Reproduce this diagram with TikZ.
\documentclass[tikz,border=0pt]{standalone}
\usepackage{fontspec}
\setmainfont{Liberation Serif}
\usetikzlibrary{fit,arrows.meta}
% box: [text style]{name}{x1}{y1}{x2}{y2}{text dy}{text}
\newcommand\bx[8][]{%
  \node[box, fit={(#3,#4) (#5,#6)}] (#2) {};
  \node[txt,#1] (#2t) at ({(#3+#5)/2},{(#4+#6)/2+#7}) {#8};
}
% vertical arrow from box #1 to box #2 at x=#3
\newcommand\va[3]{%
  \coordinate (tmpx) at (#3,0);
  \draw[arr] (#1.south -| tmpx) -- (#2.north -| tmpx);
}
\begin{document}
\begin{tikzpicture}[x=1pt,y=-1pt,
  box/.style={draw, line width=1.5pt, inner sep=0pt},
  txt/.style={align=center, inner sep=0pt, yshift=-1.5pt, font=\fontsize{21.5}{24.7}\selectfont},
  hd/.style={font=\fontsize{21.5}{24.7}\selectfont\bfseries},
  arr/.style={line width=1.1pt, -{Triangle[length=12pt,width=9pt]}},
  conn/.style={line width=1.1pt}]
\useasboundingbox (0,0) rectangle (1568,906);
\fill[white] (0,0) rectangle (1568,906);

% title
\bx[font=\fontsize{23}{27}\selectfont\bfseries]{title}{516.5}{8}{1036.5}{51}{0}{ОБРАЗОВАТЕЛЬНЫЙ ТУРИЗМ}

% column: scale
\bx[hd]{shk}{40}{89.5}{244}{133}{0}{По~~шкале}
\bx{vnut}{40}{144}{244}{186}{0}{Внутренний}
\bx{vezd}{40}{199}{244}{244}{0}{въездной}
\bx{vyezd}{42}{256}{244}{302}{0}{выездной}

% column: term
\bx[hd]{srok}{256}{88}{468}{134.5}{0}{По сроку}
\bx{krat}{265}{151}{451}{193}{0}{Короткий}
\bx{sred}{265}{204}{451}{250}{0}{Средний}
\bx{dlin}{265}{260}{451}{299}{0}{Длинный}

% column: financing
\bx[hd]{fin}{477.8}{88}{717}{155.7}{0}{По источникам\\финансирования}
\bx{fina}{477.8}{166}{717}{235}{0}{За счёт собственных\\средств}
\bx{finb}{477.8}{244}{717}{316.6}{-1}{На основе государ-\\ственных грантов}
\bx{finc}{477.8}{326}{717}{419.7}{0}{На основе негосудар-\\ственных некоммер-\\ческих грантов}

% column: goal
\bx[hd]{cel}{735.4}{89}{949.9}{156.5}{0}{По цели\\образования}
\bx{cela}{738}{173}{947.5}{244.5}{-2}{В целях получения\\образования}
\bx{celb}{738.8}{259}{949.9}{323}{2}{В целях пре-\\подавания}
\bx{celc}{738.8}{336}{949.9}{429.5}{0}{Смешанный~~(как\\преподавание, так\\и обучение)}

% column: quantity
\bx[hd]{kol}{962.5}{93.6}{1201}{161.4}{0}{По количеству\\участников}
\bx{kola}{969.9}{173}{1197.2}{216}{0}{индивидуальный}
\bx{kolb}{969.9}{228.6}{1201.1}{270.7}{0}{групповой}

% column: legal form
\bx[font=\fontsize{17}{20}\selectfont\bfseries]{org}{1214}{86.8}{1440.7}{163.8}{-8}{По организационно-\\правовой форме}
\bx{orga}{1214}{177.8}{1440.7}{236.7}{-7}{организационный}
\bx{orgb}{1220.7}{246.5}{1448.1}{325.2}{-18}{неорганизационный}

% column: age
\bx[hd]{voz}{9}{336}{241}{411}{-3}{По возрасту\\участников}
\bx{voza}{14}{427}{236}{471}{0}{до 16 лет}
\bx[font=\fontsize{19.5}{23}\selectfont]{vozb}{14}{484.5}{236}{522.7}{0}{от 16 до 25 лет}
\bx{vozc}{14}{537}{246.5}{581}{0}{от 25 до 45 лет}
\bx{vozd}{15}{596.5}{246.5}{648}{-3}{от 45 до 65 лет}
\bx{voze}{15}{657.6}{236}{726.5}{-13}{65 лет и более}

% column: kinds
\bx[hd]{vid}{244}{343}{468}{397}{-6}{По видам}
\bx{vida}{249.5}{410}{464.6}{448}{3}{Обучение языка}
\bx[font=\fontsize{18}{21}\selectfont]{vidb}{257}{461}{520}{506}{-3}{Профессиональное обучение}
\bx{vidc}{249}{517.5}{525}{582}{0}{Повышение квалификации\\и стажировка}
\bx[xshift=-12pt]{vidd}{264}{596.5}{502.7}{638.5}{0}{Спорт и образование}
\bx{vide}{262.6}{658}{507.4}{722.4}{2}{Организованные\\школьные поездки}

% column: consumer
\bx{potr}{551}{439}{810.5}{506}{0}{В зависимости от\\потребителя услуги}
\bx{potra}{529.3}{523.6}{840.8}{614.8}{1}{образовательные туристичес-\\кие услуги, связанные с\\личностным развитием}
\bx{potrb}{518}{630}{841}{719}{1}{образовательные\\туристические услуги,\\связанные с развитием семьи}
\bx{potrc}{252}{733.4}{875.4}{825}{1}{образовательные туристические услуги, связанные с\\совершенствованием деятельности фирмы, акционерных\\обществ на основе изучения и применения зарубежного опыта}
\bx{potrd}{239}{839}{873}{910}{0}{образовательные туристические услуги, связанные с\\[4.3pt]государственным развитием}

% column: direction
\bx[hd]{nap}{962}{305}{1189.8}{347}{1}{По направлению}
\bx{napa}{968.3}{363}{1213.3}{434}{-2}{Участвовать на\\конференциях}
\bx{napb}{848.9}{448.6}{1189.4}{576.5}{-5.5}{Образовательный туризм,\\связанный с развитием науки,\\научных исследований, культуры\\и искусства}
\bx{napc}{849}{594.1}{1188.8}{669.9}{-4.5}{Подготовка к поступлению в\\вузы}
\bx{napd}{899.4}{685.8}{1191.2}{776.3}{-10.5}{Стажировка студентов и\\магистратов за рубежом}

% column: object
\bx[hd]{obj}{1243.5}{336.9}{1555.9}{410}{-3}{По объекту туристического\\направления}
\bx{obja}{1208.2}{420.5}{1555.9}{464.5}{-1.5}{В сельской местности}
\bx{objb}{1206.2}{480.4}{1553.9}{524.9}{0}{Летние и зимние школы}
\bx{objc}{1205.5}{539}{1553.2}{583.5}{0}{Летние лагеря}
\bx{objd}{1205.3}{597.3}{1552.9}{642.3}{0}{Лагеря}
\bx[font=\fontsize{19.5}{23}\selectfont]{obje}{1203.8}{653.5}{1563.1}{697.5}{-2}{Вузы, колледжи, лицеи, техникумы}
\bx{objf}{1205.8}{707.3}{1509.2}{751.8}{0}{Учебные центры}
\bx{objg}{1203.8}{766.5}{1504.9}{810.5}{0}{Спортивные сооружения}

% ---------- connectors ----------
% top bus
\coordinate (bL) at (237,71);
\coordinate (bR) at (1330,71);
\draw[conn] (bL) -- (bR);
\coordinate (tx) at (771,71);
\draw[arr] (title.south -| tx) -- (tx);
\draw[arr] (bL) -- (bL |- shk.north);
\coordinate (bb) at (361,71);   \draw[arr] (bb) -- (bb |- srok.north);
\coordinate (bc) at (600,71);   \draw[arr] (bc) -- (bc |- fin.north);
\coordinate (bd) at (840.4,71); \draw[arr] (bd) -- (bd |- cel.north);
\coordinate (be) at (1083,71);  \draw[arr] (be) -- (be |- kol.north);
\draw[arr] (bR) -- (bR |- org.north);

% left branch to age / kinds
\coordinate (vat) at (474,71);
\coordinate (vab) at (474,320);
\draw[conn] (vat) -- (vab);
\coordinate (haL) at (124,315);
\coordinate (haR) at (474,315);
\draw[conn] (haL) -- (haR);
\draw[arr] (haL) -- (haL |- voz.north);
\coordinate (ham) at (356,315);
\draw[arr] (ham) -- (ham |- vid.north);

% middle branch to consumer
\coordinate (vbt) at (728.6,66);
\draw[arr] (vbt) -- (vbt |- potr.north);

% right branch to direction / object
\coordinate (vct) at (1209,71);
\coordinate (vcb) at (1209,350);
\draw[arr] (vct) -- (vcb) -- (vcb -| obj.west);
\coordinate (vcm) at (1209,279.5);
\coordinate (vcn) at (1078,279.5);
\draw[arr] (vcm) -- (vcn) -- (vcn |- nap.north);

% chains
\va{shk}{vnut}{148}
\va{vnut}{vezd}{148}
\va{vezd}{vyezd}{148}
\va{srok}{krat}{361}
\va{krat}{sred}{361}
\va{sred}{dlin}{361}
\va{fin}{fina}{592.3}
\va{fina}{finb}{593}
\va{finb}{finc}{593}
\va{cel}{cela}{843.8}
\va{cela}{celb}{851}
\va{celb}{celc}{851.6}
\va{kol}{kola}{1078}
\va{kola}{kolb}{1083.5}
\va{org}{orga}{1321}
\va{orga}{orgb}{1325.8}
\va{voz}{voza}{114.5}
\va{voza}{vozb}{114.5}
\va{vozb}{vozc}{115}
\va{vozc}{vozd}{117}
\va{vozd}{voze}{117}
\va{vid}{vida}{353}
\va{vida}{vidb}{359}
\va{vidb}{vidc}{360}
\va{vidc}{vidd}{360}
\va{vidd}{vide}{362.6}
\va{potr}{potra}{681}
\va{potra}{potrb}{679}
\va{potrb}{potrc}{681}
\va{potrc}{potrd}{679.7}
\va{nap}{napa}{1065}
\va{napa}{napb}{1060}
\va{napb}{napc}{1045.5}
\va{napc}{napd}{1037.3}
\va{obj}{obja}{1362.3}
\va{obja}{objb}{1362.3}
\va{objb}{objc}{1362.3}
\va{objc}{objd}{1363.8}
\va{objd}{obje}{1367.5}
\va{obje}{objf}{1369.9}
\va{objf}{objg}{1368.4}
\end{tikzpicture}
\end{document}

-------

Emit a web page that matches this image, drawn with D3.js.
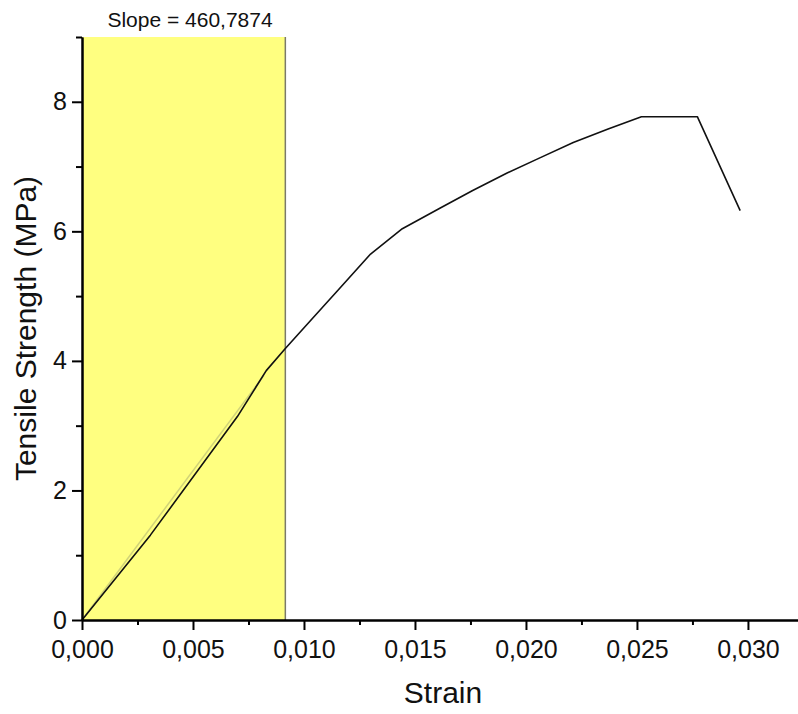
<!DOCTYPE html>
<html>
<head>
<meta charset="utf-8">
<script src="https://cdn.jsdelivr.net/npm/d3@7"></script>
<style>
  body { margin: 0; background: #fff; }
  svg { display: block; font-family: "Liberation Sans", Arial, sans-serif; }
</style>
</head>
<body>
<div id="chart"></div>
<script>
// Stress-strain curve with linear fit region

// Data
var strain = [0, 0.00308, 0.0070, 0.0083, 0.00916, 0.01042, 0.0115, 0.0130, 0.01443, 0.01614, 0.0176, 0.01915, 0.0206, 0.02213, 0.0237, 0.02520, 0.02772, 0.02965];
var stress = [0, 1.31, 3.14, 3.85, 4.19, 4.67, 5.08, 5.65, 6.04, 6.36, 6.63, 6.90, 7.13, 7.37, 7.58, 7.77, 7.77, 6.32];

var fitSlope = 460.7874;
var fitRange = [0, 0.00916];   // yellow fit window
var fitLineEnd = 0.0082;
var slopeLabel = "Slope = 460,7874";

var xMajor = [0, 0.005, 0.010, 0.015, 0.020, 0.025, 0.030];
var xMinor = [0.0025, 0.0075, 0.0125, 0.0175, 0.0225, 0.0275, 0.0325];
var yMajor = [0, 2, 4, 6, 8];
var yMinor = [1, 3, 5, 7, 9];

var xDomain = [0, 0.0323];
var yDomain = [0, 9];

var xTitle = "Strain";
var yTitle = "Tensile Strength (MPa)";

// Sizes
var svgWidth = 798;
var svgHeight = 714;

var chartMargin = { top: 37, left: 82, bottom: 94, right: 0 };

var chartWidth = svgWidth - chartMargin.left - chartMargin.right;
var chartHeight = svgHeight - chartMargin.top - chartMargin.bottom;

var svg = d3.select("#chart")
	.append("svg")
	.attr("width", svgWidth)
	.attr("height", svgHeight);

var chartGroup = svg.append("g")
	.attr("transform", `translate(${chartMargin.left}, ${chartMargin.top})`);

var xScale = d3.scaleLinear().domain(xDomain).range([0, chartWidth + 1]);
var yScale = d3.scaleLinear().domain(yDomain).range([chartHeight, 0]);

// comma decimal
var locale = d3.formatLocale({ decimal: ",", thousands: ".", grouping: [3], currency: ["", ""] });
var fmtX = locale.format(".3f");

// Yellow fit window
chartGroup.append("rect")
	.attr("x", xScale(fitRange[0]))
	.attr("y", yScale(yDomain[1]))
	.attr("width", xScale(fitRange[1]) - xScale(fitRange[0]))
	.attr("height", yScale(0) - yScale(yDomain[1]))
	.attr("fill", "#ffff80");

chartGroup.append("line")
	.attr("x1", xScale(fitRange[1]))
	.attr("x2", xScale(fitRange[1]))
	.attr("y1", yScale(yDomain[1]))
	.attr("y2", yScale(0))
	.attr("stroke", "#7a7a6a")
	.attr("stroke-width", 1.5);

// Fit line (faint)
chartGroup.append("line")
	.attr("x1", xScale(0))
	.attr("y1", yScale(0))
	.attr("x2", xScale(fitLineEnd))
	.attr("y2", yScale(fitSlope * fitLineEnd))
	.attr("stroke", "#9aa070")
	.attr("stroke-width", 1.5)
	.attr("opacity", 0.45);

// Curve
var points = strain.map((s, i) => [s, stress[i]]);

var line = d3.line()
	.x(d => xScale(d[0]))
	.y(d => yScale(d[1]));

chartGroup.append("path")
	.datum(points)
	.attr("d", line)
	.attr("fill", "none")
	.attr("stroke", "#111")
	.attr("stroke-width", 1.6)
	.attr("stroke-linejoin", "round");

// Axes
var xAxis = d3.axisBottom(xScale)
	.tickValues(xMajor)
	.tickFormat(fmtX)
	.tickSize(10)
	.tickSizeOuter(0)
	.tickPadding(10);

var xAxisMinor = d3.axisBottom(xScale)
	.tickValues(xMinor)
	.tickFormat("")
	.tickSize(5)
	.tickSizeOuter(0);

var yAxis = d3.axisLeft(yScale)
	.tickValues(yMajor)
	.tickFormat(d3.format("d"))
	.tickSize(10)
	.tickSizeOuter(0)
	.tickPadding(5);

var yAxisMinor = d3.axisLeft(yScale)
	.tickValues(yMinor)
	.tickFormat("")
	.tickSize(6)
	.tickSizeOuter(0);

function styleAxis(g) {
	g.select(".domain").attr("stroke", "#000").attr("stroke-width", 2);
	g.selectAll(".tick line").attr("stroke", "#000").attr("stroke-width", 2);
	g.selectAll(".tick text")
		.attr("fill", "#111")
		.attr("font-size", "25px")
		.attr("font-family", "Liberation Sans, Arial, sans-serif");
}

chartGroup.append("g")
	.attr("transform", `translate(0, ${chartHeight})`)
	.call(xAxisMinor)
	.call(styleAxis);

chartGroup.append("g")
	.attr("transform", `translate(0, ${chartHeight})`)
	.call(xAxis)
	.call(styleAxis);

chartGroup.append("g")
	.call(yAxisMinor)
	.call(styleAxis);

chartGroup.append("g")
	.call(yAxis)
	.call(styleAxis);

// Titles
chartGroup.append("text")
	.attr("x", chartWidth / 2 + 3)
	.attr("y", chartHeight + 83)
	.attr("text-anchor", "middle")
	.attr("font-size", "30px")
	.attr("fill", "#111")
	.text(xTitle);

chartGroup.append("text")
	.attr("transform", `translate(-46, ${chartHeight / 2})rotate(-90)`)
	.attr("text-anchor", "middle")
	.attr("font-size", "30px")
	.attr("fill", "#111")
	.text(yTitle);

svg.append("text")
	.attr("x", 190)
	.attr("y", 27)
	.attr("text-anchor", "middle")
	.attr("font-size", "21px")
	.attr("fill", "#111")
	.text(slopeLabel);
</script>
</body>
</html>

-------

- _TASK DIRECTIONS_: Copy nothing but the lines above that run from the one with "Emit a web page" to the one with "94, right: 0", ends included; pictures stay out.

- _EXERCISE SOLUTION_:
Emit a web page that matches this image, drawn with D3.js.
<!DOCTYPE html>
<html>
<head>
<meta charset="utf-8">
<script src="https://cdn.jsdelivr.net/npm/d3@7"></script>
<style>
  body { margin: 0; background: #fff; }
  svg { display: block; font-family: "Liberation Sans", Arial, sans-serif; }
</style>
</head>
<body>
<div id="chart"></div>
<script>
// Stress-strain curve with linear fit region

// Data
var strain = [0, 0.00308, 0.0070, 0.0083, 0.00916, 0.01042, 0.0115, 0.0130, 0.01443, 0.01614, 0.0176, 0.01915, 0.0206, 0.02213, 0.0237, 0.02520, 0.02772, 0.02965];
var stress = [0, 1.31, 3.14, 3.85, 4.19, 4.67, 5.08, 5.65, 6.04, 6.36, 6.63, 6.90, 7.13, 7.37, 7.58, 7.77, 7.77, 6.32];

var fitSlope = 460.7874;
var fitRange = [0, 0.00916];   // yellow fit window
var fitLineEnd = 0.0082;
var slopeLabel = "Slope = 460,7874";

var xMajor = [0, 0.005, 0.010, 0.015, 0.020, 0.025, 0.030];
var xMinor = [0.0025, 0.0075, 0.0125, 0.0175, 0.0225, 0.0275, 0.0325];
var yMajor = [0, 2, 4, 6, 8];
var yMinor = [1, 3, 5, 7, 9];

var xDomain = [0, 0.0323];
var yDomain = [0, 9];

var xTitle = "Strain";
var yTitle = "Tensile Strength (MPa)";

// Sizes
var svgWidth = 798;
var svgHeight = 714;

var chartMargin = { top: 37, left: 82, bottom: 94, right: 0 };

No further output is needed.